In a cast iron skillet or fry-safe pan/pot on stove over medium-medium high, heat oil (a few inches deep) until it reaches about 350 degrees. Dredge the chicken while it comes up to temp.
Flour-egg-flour: Fully coat each chicken breast in the flour mixture, dip into the egg mixture (not letting it drip off first), than back into the flour mixture. Allow excess egg mix to transfer to the flour dish, making sure to press down flour to get stuck on the chicken real good. Put finished pieces on a foil/parchment lined baking sheet.
Place chicken in hot oil and fry on each side 3-5 minutes until golden brown, remove and drain directly on a cooling rack atop a papertowel lined baking sheet. Do not place directly on paper towels as it will make chicken soggy. (Place chicken tray in the oven at 200 degrees if you want to keep it warm while you prep gravy and finish up side items.)

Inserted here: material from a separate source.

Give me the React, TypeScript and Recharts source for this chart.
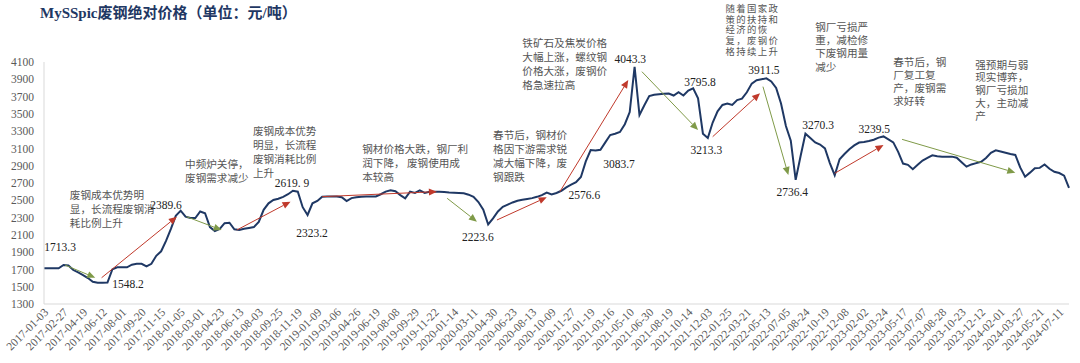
import React from 'react'
import { LineChart, Line, XAxis, YAxis, ReferenceLine, ReferenceDot } from 'recharts'

// x-axis date labels (one every 4 points)
const dateLabels = [
  '2017-01-03', '2017-02-27', '2017-04-19', '2017-06-12', '2017-08-01', '2017-09-20', '2017-11-15',
  '2018-01-05', '2018-03-01', '2018-04-23', '2018-06-13', '2018-08-03', '2018-09-25', '2018-11-19',
  '2019-01-09', '2019-03-06', '2019-04-26', '2019-06-19', '2019-08-08', '2019-09-29', '2019-11-22',
  '2020-01-14', '2020-03-11', '2020-04-30', '2020-06-23', '2020-08-13', '2020-10-09', '2020-11-27',
  '2021-01-19', '2021-03-16', '2021-05-10', '2021-06-30', '2021-08-19', '2021-10-14', '2021-12-03',
  '2022-01-25', '2022-03-21', '2022-05-13', '2022-07-05', '2022-08-24', '2022-10-19', '2022-12-08',
  '2023-02-02', '2023-03-24', '2023-05-17', '2023-07-07', '2023-08-28', '2023-10-23', '2023-12-12',
  '2024-02-01', '2024-03-27', '2024-05-21', '2024-07-11',
]

// MySSpic scrap price, yuan/ton
const prices = [
  1713, 1713, 1713, 1713, 1751, 1745, 1693, 1665, 1635, 1600,
  1558, 1545, 1545, 1548, 1700, 1724, 1724, 1724, 1755, 1765,
  1765, 1735, 1765, 1858, 1910, 2030, 2170, 2320, 2380, 2310,
  2295, 2295, 2370, 2350, 2190, 2145, 2170, 2235, 2240, 2165,
  2156, 2170, 2180, 2190, 2250, 2390, 2465, 2503, 2518, 2540,
  2570, 2610, 2600, 2420, 2330, 2465, 2492, 2542, 2545, 2545,
  2543, 2535, 2490, 2525, 2535, 2542, 2543, 2544, 2545, 2570,
  2600, 2615, 2605, 2560, 2523, 2600, 2585, 2615, 2585, 2598,
  2600, 2600, 2595, 2590, 2587, 2584, 2581, 2565, 2540, 2480,
  2390, 2220, 2290, 2370, 2425, 2450, 2475, 2495, 2506, 2515,
  2525, 2540, 2560, 2590, 2568, 2585, 2610, 2650, 2680, 2710,
  2770, 2950, 3082, 3075, 3085, 3170, 3255, 3270, 3290, 3380,
  3520, 4043, 3487, 3600, 3705, 3720, 3727, 3733, 3735, 3712,
  3750, 3712, 3770, 3796, 3680, 3270, 3220, 3400, 3530, 3603,
  3620, 3603, 3660, 3676, 3750, 3850, 3890, 3900, 3911, 3875,
  3800, 3620, 3360, 3190, 2736, 3010, 3270, 3220, 3170, 3145,
  3100, 2930, 2790, 2975, 3035, 3090, 3135, 3168, 3175, 3185,
  3200, 3225, 3239, 3205, 3170, 3060, 2925, 2910, 2860, 2910,
  2960, 2990, 3020, 3010, 3005, 3005, 3005, 2993, 2940, 2889,
  2915, 2930, 2945, 2990, 3050, 3078, 3065, 3050, 3035, 3024,
  2880, 2773, 2820, 2870, 2875, 2915, 2865, 2830, 2815, 2785,
  2645,
]

const yTicks = [1300, 1500, 1700, 1900, 2100, 2300, 2500, 2700, 2900, 3100, 3300, 3500, 3700, 3900, 4100]

// trend arrows: [fromIndex, fromValue, toIndex, toValue]
const upArrows = [
  [11.8, 1604, 27.2, 2310],
  [39.5, 2156, 50.5, 2484],
  [57, 2542, 80.5, 2600],
  [92.8, 2272, 103, 2535],
  [105.7, 2600, 119.7, 3892],
  [137, 3236, 146.7, 3738],
  [162, 2812, 172, 3140],
]
const downArrows = [
  [4.3, 1751, 10.5, 1604],
  [29.2, 2310, 36.4, 2156],
  [82.6, 2523, 88.7, 2253],
  [122.5, 3988, 134, 3313],
  [147.3, 3815, 152.5, 2793],
  [175.8, 3205, 199, 2820],
]

// value callouts
const valueLabels = [
  { text: '1713.3', i: 3.3, v: 1960 },
  { text: '1548.2', i: 17.2, v: 1531 },
  { text: '2389.6', i: 25.0, v: 2445 },
  { text: '2619. 9', i: 50.8, v: 2700 },
  { text: '2323.2', i: 54.9, v: 2121 },
  { text: '2223.6', i: 88.9, v: 2075 },
  { text: '2576.6', i: 110.7, v: 2561 },
  { text: '3083.7', i: 117.8, v: 2920 },
  { text: '4043.3', i: 120.1, v: 4135 },
  { text: '3795.8', i: 134.4, v: 3869 },
  { text: '3213.3', i: 135.7, v: 3082 },
  { text: '3911.5', i: 147.5, v: 4007 },
  { text: '2736.4', i: 153.3, v: 2596 },
  { text: '3270.3', i: 158.6, v: 3371 },
  { text: '3239.5', i: 170.1, v: 3325 },
]

// commentary blocks
const notes = [
  { i: 5.3, v: 2561, lh: 14, fs: 10.6, lines: ['废钢成本优势明', '显，长流程废钢消', '耗比例上升'] },
  { i: 28.9, v: 2920, lh: 14, fs: 10.6, lines: ['中频炉关停，', '废钢需求减少'] },
  { i: 42.8, v: 3302, lh: 14, fs: 10.6, lines: ['废钢成本优势', '明显，长流程', '废钢消耗比例', '上升'] },
  { i: 65.2, v: 3093, lh: 14, fs: 10.6, lines: ['钢材价格大跌，钢厂利', '润下降， 废钢使用成', '本较高'] },
  { i: 92.0, v: 3255, lh: 14, fs: 10.6, lines: ['春节后，钢材价', '格因下游需求锐', '减大幅下降，废', '钢跟跌'] },
  { i: 98.0, v: 4320, lh: 14, fs: 10.6, lines: ['铁矿石及焦炭价格', '大幅上涨，螺纹钢', '价格大涨，废钢价', '格急速拉高'] },
  { i: 139.6, v: 4715, lh: 10.6, fs: 9.4, lines: ['随着国家政', '策的扶持和', '经济的恢', '复，废钢价', '格持续上升'] },
  { i: 158.0, v: 4505, lh: 13.3, fs: 10.6, lines: ['钢厂亏损严', '重，减检修', '下废钢用量', '减少'] },
  { i: 174.0, v: 4100, lh: 13, fs: 10.6, lines: ['春节后，钢', '厂复工复', '产，废钢需', '求好转'] },
  { i: 190.8, v: 4065, lh: 12.7, fs: 10.6, lines: ['强预期与弱', '现实博弈，', '钢厂亏损加', '大，主动减', '产'] },
]

const chartData = prices.map((price, i) => ({ i, price }))
const xTicks = dateLabels.map((_, k) => k * 4)

const serif = "'Liberation Serif', 'Times New Roman', serif"
const cjk = "'Noto Sans CJK SC', sans-serif"

const makeArrow = (color: string) => (props: any) => {
  const { x1, y1, x2, y2 } = props
  const ang = Math.atan2(y2 - y1, x2 - x1)
  const len = 8
  const w = 3.5
  const bx = x2 - len * Math.cos(ang)
  const by = y2 - len * Math.sin(ang)
  const px = -Math.sin(ang) * w
  const py = Math.cos(ang) * w
  return (
    <g>
      <line x1={x1} y1={y1} x2={bx} y2={by} stroke={color} strokeWidth={1} />
      <polygon points={`${x2},${y2} ${bx + px},${by + py} ${bx - px},${by - py}`} fill={color} />
    </g>
  )
}

const DateTick = ({ x, y, payload }: any) => {
  const label = dateLabels[Math.round(payload.value / 4)]
  const ax = x + 5
  return (
    <text x={ax} y={y} textAnchor="end" fontFamily={serif} fontSize={11.5} fill="#595959"
      transform={`rotate(-45, ${ax}, ${y})`}>
      {label}
    </text>
  )
}

export default function App() {
  return (
    <div style={{ position: 'absolute', left: 0, top: 0, width: 1080, height: 363, background: '#fff' }}>
      <div style={{
        position: 'absolute', left: 40, top: 4, fontSize: 15, lineHeight: '18px', fontWeight: 'bold',
        color: '#1f3864', fontFamily: "'Liberation Serif', 'Noto Sans CJK SC', serif", whiteSpace: 'nowrap',
      }}>
        MySSpic废钢绝对价格（单位：元/吨）
      </div>
      <LineChart width={1080} height={363} data={chartData} margin={{ top: 62, right: 11, bottom: 0, left: 0 }}>
        <XAxis
          dataKey="i"
          type="number"
          domain={[0, 210]}
          ticks={xTicks}
          interval={0}
          height={59}
          tickSize={0}
          tickMargin={9}
          tickLine={false}
          axisLine={{ stroke: '#d9d9d9' }}
          tick={<DateTick />}
        />
        <YAxis
          domain={[1300, 4100]}
          ticks={yTicks}
          interval={0}
          width={44}
          tickSize={0}
          tickMargin={10}
          tickLine={false}
          axisLine={{ stroke: '#d9d9d9' }}
          tick={{ fontFamily: serif, fontSize: 11.5, fill: '#595959' }}
        />
        <Line
          type="linear"
          dataKey="price"
          stroke="#1f3864"
          strokeWidth={2}
          dot={false}
          isAnimationActive={false}
        />
        {upArrows.map(([a, b, c, d], k) => (
          <ReferenceLine key={`u${k}`} ifOverflow="visible" segment={[{ x: a, y: b }, { x: c, y: d }]}
            shape={makeArrow('#c0392b')} />
        ))}
        {downArrows.map(([a, b, c, d], k) => (
          <ReferenceLine key={`d${k}`} ifOverflow="visible" segment={[{ x: a, y: b }, { x: c, y: d }]}
            shape={makeArrow('#7f9a48')} />
        ))}
        {valueLabels.map((l, k) => (
          <ReferenceDot key={`v${k}`} x={l.i} y={l.v} r={0} ifOverflow="visible"
            shape={(p: any) => (
              <text x={p.cx} y={p.cy} dy="0.35em" textAnchor="middle" fontFamily={serif} fontSize={11.5} fill="#222">
                {l.text}
              </text>
            )} />
        ))}
        {notes.map((n, k) => (
          <ReferenceDot key={`n${k}`} x={n.i} y={n.v} r={0} ifOverflow="visible"
            shape={(p: any) => (
              <text fontFamily={cjk} fontSize={n.fs} fill="#555" letterSpacing={n.fs < 10 ? 1.4 : 0}>
                {n.lines.map((s, j) => (
                  <tspan key={j} x={p.cx} y={p.cy + j * n.lh} dy="0.35em">{s}</tspan>
                ))}
              </text>
            )} />
        ))}
      </LineChart>
    </div>
  )
}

To make your gravy, in a saucepan add oil + pan bits, butter and heat on medium, stir in your flour until absorbed and cook for about 1 minute (it'll bubble slightly).
Slowly add in your milk whisking to blend and heat until thickened then stir in seasonings until it's nice and seasoned. This part is very important as all the flavor is in the salt, pepper and poultry seasoning. **
To serve, plate your chicken and pour spoonfuls of gravy directly over each piece (and over the potatoes if serving).